Monday, March 28, 2011

Good Wife/Bad Wife

I'm having trouble accepting my "wifely duties" and before anyone gets upset about sexism, please don't get your panties in a bunch. As a Christian wife, there are certain obligations that a wife needs to do in order to make her marriage successful. Submitting herself to her husband is one of them. I think that Meagan explains it in a way that I cannot. Check it out. This passage was a part of our pre-marital counseling, but I didn't truly understand it until Meagan explained it that way.

I am a selfish person. I get it from my Dad. I like people to do things for me, and get annoyed when they don't. When I do something, I want praise. This is a HUGE stumbling block for my marriage. Mr. Skinny does A LOT and when I say a lot, I mean it. He is so kind and thoughtful, he works his butt off to provide for us and does just about anything I ask him to do. He's starting to get annoyed with me that I can't do the small, few things that he asks of me to do. So yesterday at church, I really started praying about changing and being less selfish.

This morning, while I was reading my daily devotion I realized how amazing it is that God created each and every one of us. We were made in His image and He took the time to creat each one of us and thought about every little thing about us. I realized that I'm not doing Him justice by allowing my selfishness to take over my life and my marriage, and I'm knocking the selfish impulses down.

Last night I made Mr. Skinny's lunch and got all his snacks out for him, and I let him balance the checkbook.

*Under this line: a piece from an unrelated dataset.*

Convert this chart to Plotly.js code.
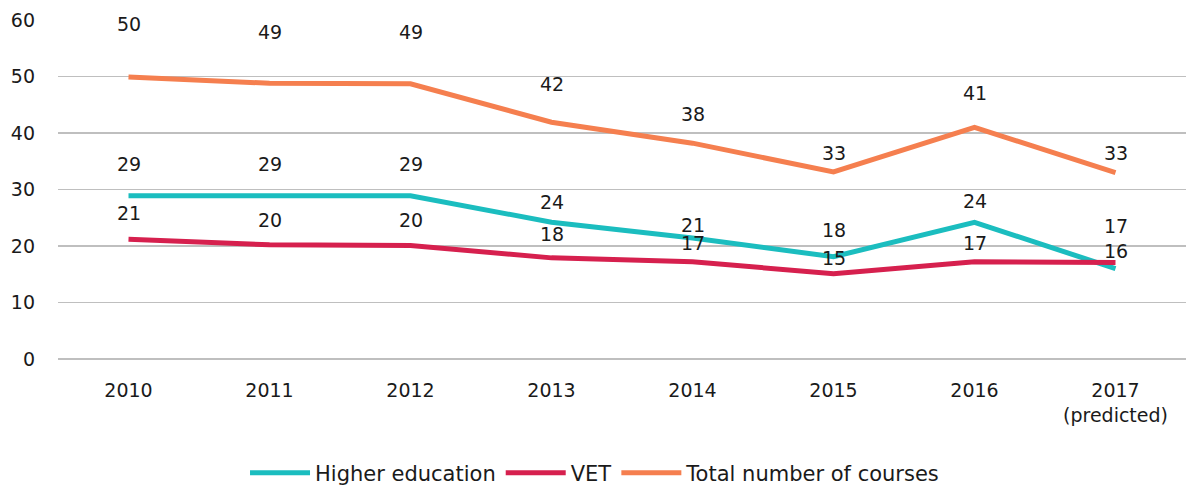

I unpacked the clothes while he unpacked the toiletries. I did my homework on the way home while he drove. I should have drove the second half home, but I was on a role and he said it was okay. I'm really going to try to continue this. I'm not saying I won't even slip back, but I feel like a better person, and a better Christian for realizing this and trying to actively change.

Other than that, the weekend was a pretty big fail - WW wise. I'm still debating if I want to face the scale this week, or wait until next week. I'm back to healthy eating, but it's the weekends that are SO incredibly difficult. I need to work on them.

Sorry this post was a little all over the place, and sorry I'm MIA so much - school is taking over my life for the next 6 weeks or so. I'm not looking forward to it.